### DATASET EXCERPT
---------------

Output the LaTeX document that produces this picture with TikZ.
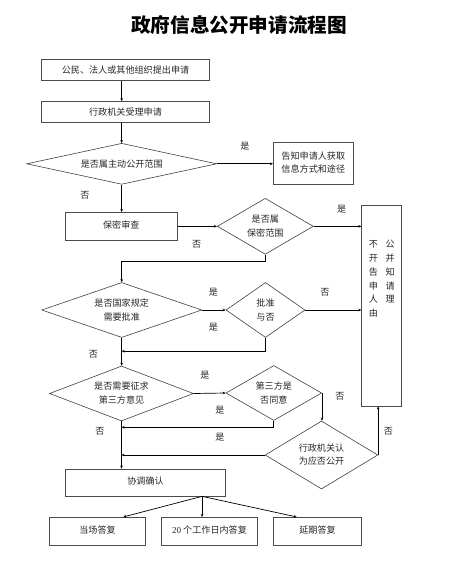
\documentclass[tikz,border=0pt]{standalone}
\usepackage{fontspec}
\setmainfont{Noto Sans CJK SC}
\newfontfamily\latser{Liberation Serif}
\usetikzlibrary{shapes.geometric,arrows.meta,calc}
\begin{document}
\begin{tikzpicture}[x=1pt,y=-1pt,
  every node/.style={font=\fontsize{9.1}{14}\selectfont, text=black!85},
  box/.style={draw=black!70, line width=0.7pt, rectangle, inner sep=0pt, align=center},
  dia/.style={draw=black!75, line width=0.6pt, diamond, inner sep=0pt, align=center},
  lab/.style={inner sep=0pt},
  con/.style={line width=0.7pt, black},
  arr/.style={con, -{Stealth[length=3pt,width=2.6pt]}}]
\path[use as bounding box] (0,0) rectangle (458,569);

\node[inner sep=0pt, font=\fontsize{19.6}{22}\selectfont\bfseries, text=black] (title) at (239,25) {政府信息公开申请流程图};

\node[box, minimum width=168pt, minimum height=21pt] (b1) at (125.5,70) {公民、法人或其他组织提出申请};
\node[box, minimum width=168pt, minimum height=21pt] (b2) at (125.5,112) {行政机关受理申请};
\node[dia, minimum width=190pt, minimum height=41pt, shape aspect=4.63] (d1) at (121.7,163.8) {是否属主动公开范围};
\node[box, minimum width=80pt, minimum height=41.6pt] (b3) at (313.3,163.5) {\raisebox{2.5pt}{\shortstack{告知申请人获取\\[1.5pt]信息方式和途径}}};
\node[box, minimum width=112pt, minimum height=27.7pt] (b4) at (121.3,226.2) {\raisebox{2.5pt}{保密审查}};
\node[dia, minimum width=96pt, minimum height=56pt, shape aspect=1.71] (d2) at (265.3,226.3) {是否属\\保密范围};
\node[box, minimum width=40pt, minimum height=200.7pt] (tb) at (381.7,305.7) {};
\node[inner sep=0pt, align=center] (tbt) at (381.7,279.5) {\fontsize{9.1}{13.8}\selectfont\begin{tabular}{@{}c@{\hspace{7.6pt}}c@{}}不&公\\开&并\\告&知\\申&请\\人&理\\由&\end{tabular}};
\node[dia, minimum width=160pt, minimum height=55pt, shape aspect=2.91] (d3) at (121.7,310) {是否国家规定\\需要批准};
\node[dia, minimum width=79pt, minimum height=55pt, shape aspect=1.44] (d4) at (265.5,310) {批准\\与否};
\node[dia, minimum width=144pt, minimum height=55pt, shape aspect=2.62] (d5) at (121.5,393.5) {是否需要征求\\第三方意见};
\node[dia, minimum width=95.7pt, minimum height=55pt, shape aspect=1.74] (d6) at (273.8,393) {第三方是\\否同意};
\node[dia, minimum width=112.7pt, minimum height=68pt, shape aspect=1.66] (d7) at (321.5,455) {\raisebox{2pt}{\shortstack{行政机关认\\[1.5pt]为应否公开}}};
\node[box, minimum width=160.4pt, minimum height=27pt] (b5) at (145.5,482.5) {\raisebox{3pt}{协调确认}};
\node[box, minimum width=96.4pt, minimum height=28pt] (bA) at (97.5,531.3) {\raisebox{3pt}{当场答复}};
\node[box, minimum width=95.6pt, minimum height=28pt] (bB) at (209.5,531.3) {\raisebox{3pt}{{\latser 20} 个工作日内答复}};
\node[box, minimum width=88.4pt, minimum height=28pt] (bC) at (317.5,531.3) {\raisebox{3pt}{延期答复}};

% labels
\node[lab] (l1) at (245,146) {是};
\node[lab] (l2) at (85,195) {否};
\node[lab] (l3) at (341.7,209) {是};
\node[lab] (l4) at (196.7,244) {否};
\node[lab] (l5) at (213.3,292.7) {是};
\node[lab] (l6) at (213.3,327.7) {是};
\node[lab] (l7) at (325,292.7) {否};
\node[lab] (l8) at (93.3,354.3) {否};
\node[lab] (l9) at (205,375) {是};
\node[lab] (l10) at (220,410) {是};
\node[lab] (l11) at (340,396.7) {否};
\node[lab] (l12) at (220,437.3) {是};
\node[lab] (l13) at (388.3,431.7) {否};
\node[lab] (l14) at (100,431.7) {否};

% junctions
\coordinate (j0) at ($(d2.south)+(0,7)$);
\coordinate (j1) at ($(d4.south)+(0,13.4)$);
\coordinate (j2) at ($(d6.south)+(0,6.5)$);
\coordinate (s5) at ($(b5.south east)+(-24,0)$);

% connectors
\draw[arr] (b1.south -| d1.north) -- (b2.north -| d1.north);
\draw[arr] (b2.south -| d1.north) -- (d1.north);
\draw[arr] (d1.east) -- (d1.east -| b3.west);
\draw[arr] (d1.south) -- (b4.north -| d1.south);
\draw[arr] (b4.east |- d2.west) -- (d2.west);
\draw[arr] (d2.east) -- (d2.east -| tb.west);
\draw[arr] (d2.south) -- (j0) -| (d3.north);
\draw[arr] (d3.east) -- (d4.west);
\draw[arr] (d4.east) -- (d4.east -| tb.west);
\draw[arr] (d4.south) -- (j1) -- (j1 -| d3.south);
\draw[arr] (d3.south) -- (d5.north -| d3.south);
\draw[arr] (d5.east) -- (d6.west);
\draw[arr] (d6.south) -- (j2) -- (j2 -| d5.south);
\draw[arr] (d6.east) -- (d6.east |- d7.north);
\draw[arr] (d7.west) -- (d7.west -| d5.south);
\draw[arr] (d7.east) -- (d7.east |- tb.south);
\draw[arr] (d5.south) -- (b5.north -| d5.south);
\draw[arr] (s5) -- ($(bA.north)+(25.8,0)$);
\draw[arr] (s5) -- (s5 |- bB.north);
\draw[arr] (s5) -- ($(bC.north)+(-20.8,0)$);
\end{tikzpicture}
\end{document}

---------------

### TASK STATEMENT
From the first line above to the line containing "(0,0) rectangle (458,569);", repeat each line exactly. Pictures stay out.

### EXERCISE OUTPUT
Output the LaTeX document that produces this picture with TikZ.
\documentclass[tikz,border=0pt]{standalone}
\usepackage{fontspec}
\setmainfont{Noto Sans CJK SC}
\newfontfamily\latser{Liberation Serif}
\usetikzlibrary{shapes.geometric,arrows.meta,calc}
\begin{document}
\begin{tikzpicture}[x=1pt,y=-1pt,
  every node/.style={font=\fontsize{9.1}{14}\selectfont, text=black!85},
  box/.style={draw=black!70, line width=0.7pt, rectangle, inner sep=0pt, align=center},
  dia/.style={draw=black!75, line width=0.6pt, diamond, inner sep=0pt, align=center},
  lab/.style={inner sep=0pt},
  con/.style={line width=0.7pt, black},
  arr/.style={con, -{Stealth[length=3pt,width=2.6pt]}}]
\path[use as bounding box] (0,0) rectangle (458,569);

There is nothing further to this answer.